## Task to complete
Transcribe all the entries word for word, but omit the images.

# Task material start

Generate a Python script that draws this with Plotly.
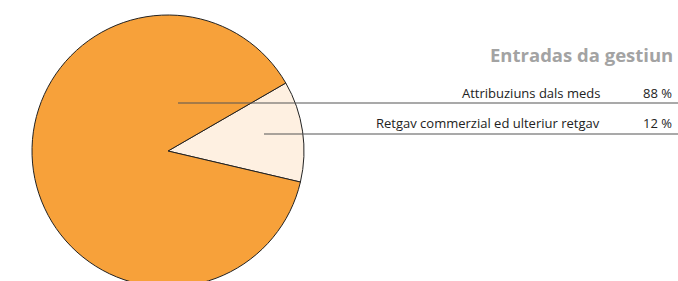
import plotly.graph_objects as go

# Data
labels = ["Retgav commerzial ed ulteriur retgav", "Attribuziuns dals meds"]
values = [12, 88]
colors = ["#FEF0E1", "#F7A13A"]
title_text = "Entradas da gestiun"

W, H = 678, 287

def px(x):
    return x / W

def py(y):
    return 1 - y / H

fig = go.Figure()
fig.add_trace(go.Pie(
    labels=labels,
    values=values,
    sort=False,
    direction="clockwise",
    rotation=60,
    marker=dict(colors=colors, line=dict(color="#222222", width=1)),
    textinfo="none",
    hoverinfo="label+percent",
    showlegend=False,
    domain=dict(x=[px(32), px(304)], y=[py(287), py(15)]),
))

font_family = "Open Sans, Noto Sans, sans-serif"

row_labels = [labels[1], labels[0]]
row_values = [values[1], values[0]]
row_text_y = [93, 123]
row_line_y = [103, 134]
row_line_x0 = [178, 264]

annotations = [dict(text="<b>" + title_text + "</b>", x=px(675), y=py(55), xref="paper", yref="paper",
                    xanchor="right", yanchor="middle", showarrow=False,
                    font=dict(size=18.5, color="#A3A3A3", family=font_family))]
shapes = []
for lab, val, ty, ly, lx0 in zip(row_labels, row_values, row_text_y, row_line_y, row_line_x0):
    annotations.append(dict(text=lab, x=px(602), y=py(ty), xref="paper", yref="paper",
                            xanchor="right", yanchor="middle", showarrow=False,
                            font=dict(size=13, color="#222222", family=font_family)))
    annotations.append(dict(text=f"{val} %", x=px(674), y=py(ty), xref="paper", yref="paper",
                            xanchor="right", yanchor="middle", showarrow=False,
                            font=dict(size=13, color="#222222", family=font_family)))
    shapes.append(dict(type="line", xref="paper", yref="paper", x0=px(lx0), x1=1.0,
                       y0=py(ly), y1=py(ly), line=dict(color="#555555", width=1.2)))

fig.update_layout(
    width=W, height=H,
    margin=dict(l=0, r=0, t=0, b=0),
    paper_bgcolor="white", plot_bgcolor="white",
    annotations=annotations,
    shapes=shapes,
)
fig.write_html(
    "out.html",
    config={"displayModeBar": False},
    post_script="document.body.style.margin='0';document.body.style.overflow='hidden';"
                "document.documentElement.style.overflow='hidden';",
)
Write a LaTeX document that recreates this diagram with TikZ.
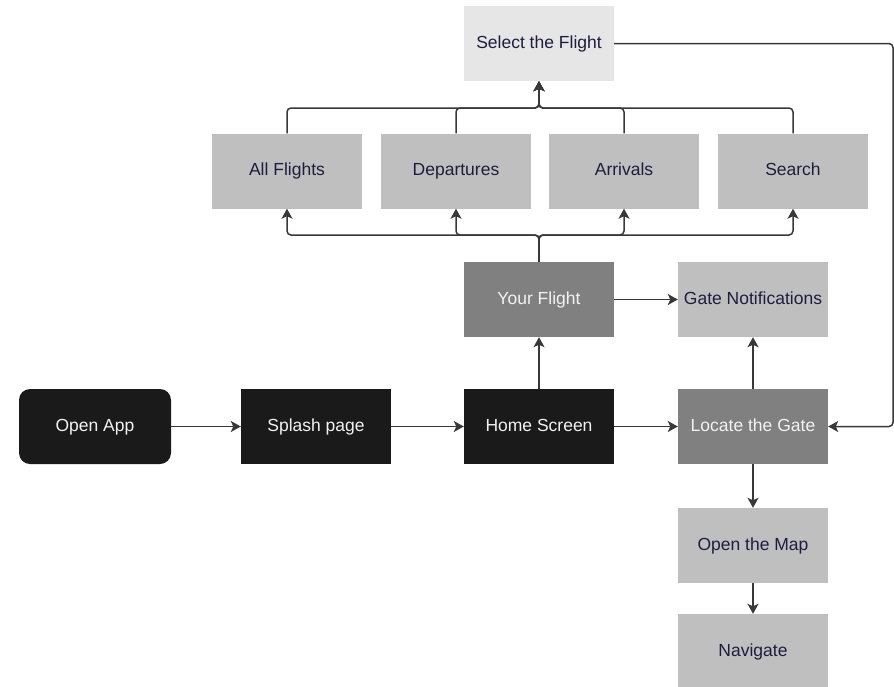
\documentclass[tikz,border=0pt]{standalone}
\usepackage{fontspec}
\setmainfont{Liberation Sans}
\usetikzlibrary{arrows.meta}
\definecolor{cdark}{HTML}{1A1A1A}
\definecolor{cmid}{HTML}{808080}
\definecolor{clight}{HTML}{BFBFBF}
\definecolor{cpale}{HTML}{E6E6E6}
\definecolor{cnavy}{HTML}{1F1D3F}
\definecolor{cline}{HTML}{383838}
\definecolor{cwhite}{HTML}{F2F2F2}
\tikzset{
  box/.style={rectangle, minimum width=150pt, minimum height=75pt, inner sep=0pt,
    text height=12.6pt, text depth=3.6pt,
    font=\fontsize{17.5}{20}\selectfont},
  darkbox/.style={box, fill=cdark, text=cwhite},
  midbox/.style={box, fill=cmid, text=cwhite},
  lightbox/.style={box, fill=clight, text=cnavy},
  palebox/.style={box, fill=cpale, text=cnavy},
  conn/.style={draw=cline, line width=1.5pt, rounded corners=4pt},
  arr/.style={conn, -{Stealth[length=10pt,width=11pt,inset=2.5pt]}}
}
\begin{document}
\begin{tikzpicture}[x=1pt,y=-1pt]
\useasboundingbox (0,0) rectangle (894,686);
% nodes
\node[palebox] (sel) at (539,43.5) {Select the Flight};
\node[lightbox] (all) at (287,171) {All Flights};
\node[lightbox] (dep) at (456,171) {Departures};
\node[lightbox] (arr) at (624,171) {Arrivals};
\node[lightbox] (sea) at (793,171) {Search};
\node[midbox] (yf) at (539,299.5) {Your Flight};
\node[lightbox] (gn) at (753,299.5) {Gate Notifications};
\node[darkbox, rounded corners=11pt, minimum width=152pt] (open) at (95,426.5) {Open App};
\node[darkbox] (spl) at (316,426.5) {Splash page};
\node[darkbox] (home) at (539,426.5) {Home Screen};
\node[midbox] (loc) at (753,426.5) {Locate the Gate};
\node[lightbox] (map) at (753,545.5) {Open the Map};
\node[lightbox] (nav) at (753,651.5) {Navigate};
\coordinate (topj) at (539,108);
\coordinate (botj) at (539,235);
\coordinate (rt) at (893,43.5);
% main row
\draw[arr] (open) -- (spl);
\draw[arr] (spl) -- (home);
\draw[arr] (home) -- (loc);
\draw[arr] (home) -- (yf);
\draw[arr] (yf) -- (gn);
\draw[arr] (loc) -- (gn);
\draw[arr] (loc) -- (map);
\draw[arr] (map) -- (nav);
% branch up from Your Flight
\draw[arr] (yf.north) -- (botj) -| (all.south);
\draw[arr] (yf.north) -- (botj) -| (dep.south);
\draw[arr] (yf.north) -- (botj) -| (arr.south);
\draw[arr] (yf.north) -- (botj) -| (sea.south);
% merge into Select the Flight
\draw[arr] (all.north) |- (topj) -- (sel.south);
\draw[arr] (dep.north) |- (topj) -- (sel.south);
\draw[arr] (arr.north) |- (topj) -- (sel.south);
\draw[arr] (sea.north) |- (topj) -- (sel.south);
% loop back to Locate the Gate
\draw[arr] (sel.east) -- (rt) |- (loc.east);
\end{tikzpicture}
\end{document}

# Task material end

## Exercise result
Generate a Python script that draws this with Plotly.
import plotly.graph_objects as go

# Data
labels = ["Retgav commerzial ed ulteriur retgav", "Attribuziuns dals meds"]
values = [12, 88]
colors = ["#FEF0E1", "#F7A13A"]
title_text = "Entradas da gestiun"

W, H = 678, 287

def px(x):
    return x / W

def py(y):
    return 1 - y / H

fig = go.Figure()
fig.add_trace(go.Pie(
    labels=labels,
    values=values,
    sort=False,
    direction="clockwise",
    rotation=60,
    marker=dict(colors=colors, line=dict(color="#222222", width=1)),
    textinfo="none",
    hoverinfo="label+percent",
    showlegend=False,
    domain=dict(x=[px(32), px(304)], y=[py(287), py(15)]),
))

font_family = "Open Sans, Noto Sans, sans-serif"

row_labels = [labels[1], labels[0]]
row_values = [values[1], values[0]]
row_text_y = [93, 123]
row_line_y = [103, 134]
row_line_x0 = [178, 264]

annotations = [dict(text="<b>" + title_text + "</b>", x=px(675), y=py(55), xref="paper", yref="paper",
                    xanchor="right", yanchor="middle", showarrow=False,
                    font=dict(size=18.5, color="#A3A3A3", family=font_family))]
shapes = []
for lab, val, ty, ly, lx0 in zip(row_labels, row_values, row_text_y, row_line_y, row_line_x0):
    annotations.append(dict(text=lab, x=px(602), y=py(ty), xref="paper", yref="paper",
                            xanchor="right", yanchor="middle", showarrow=False,
                            font=dict(size=13, color="#222222", family=font_family)))
    annotations.append(dict(text=f"{val} %", x=px(674), y=py(ty), xref="paper", yref="paper",
                            xanchor="right", yanchor="middle", showarrow=False,
                            font=dict(size=13, color="#222222", family=font_family)))
    shapes.append(dict(type="line", xref="paper", yref="paper", x0=px(lx0), x1=1.0,
                       y0=py(ly), y1=py(ly), line=dict(color="#555555", width=1.2)))

fig.update_layout(
    width=W, height=H,
    margin=dict(l=0, r=0, t=0, b=0),
    paper_bgcolor="white", plot_bgcolor="white",
    annotations=annotations,
    shapes=shapes,
)
fig.write_html(
    "out.html",
    config={"displayModeBar": False},
    post_script="document.body.style.margin='0';document.body.style.overflow='hidden';"
                "document.documentElement.style.overflow='hidden';",
)
Write a LaTeX document that recreates this diagram with TikZ.
\documentclass[tikz,border=0pt]{standalone}
\usepackage{fontspec}
\setmainfont{Liberation Sans}
\usetikzlibrary{arrows.meta}
\definecolor{cdark}{HTML}{1A1A1A}
\definecolor{cmid}{HTML}{808080}
\definecolor{clight}{HTML}{BFBFBF}
\definecolor{cpale}{HTML}{E6E6E6}
\definecolor{cnavy}{HTML}{1F1D3F}
\definecolor{cline}{HTML}{383838}
\definecolor{cwhite}{HTML}{F2F2F2}
\tikzset{
  box/.style={rectangle, minimum width=150pt, minimum height=75pt, inner sep=0pt,
    text height=12.6pt, text depth=3.6pt,
    font=\fontsize{17.5}{20}\selectfont},
  darkbox/.style={box, fill=cdark, text=cwhite},
  midbox/.style={box, fill=cmid, text=cwhite},
  lightbox/.style={box, fill=clight, text=cnavy},
  palebox/.style={box, fill=cpale, text=cnavy},
  conn/.style={draw=cline, line width=1.5pt, rounded corners=4pt},
  arr/.style={conn, -{Stealth[length=10pt,width=11pt,inset=2.5pt]}}
}
\begin{document}
\begin{tikzpicture}[x=1pt,y=-1pt]
\useasboundingbox (0,0) rectangle (894,686);
% nodes
\node[palebox] (sel) at (539,43.5) {Select the Flight};
\node[lightbox] (all) at (287,171) {All Flights};
\node[lightbox] (dep) at (456,171) {Departures};
\node[lightbox] (arr) at (624,171) {Arrivals};
\node[lightbox] (sea) at (793,171) {Search};
\node[midbox] (yf) at (539,299.5) {Your Flight};
\node[lightbox] (gn) at (753,299.5) {Gate Notifications};
\node[darkbox, rounded corners=11pt, minimum width=152pt] (open) at (95,426.5) {Open App};
\node[darkbox] (spl) at (316,426.5) {Splash page};
\node[darkbox] (home) at (539,426.5) {Home Screen};
\node[midbox] (loc) at (753,426.5) {Locate the Gate};
\node[lightbox] (map) at (753,545.5) {Open the Map};
\node[lightbox] (nav) at (753,651.5) {Navigate};
\coordinate (topj) at (539,108);
\coordinate (botj) at (539,235);
\coordinate (rt) at (893,43.5);
% main row
\draw[arr] (open) -- (spl);
\draw[arr] (spl) -- (home);
\draw[arr] (home) -- (loc);
\draw[arr] (home) -- (yf);
\draw[arr] (yf) -- (gn);
\draw[arr] (loc) -- (gn);
\draw[arr] (loc) -- (map);
\draw[arr] (map) -- (nav);
% branch up from Your Flight
\draw[arr] (yf.north) -- (botj) -| (all.south);
\draw[arr] (yf.north) -- (botj) -| (dep.south);
\draw[arr] (yf.north) -- (botj) -| (arr.south);
\draw[arr] (yf.north) -- (botj) -| (sea.south);
% merge into Select the Flight
\draw[arr] (all.north) |- (topj) -- (sel.south);
\draw[arr] (dep.north) |- (topj) -- (sel.south);
\draw[arr] (arr.north) |- (topj) -- (sel.south);
\draw[arr] (sea.north) |- (topj) -- (sel.south);
% loop back to Locate the Gate
\draw[arr] (sel.east) -- (rt) |- (loc.east);
\end{tikzpicture}
\end{document}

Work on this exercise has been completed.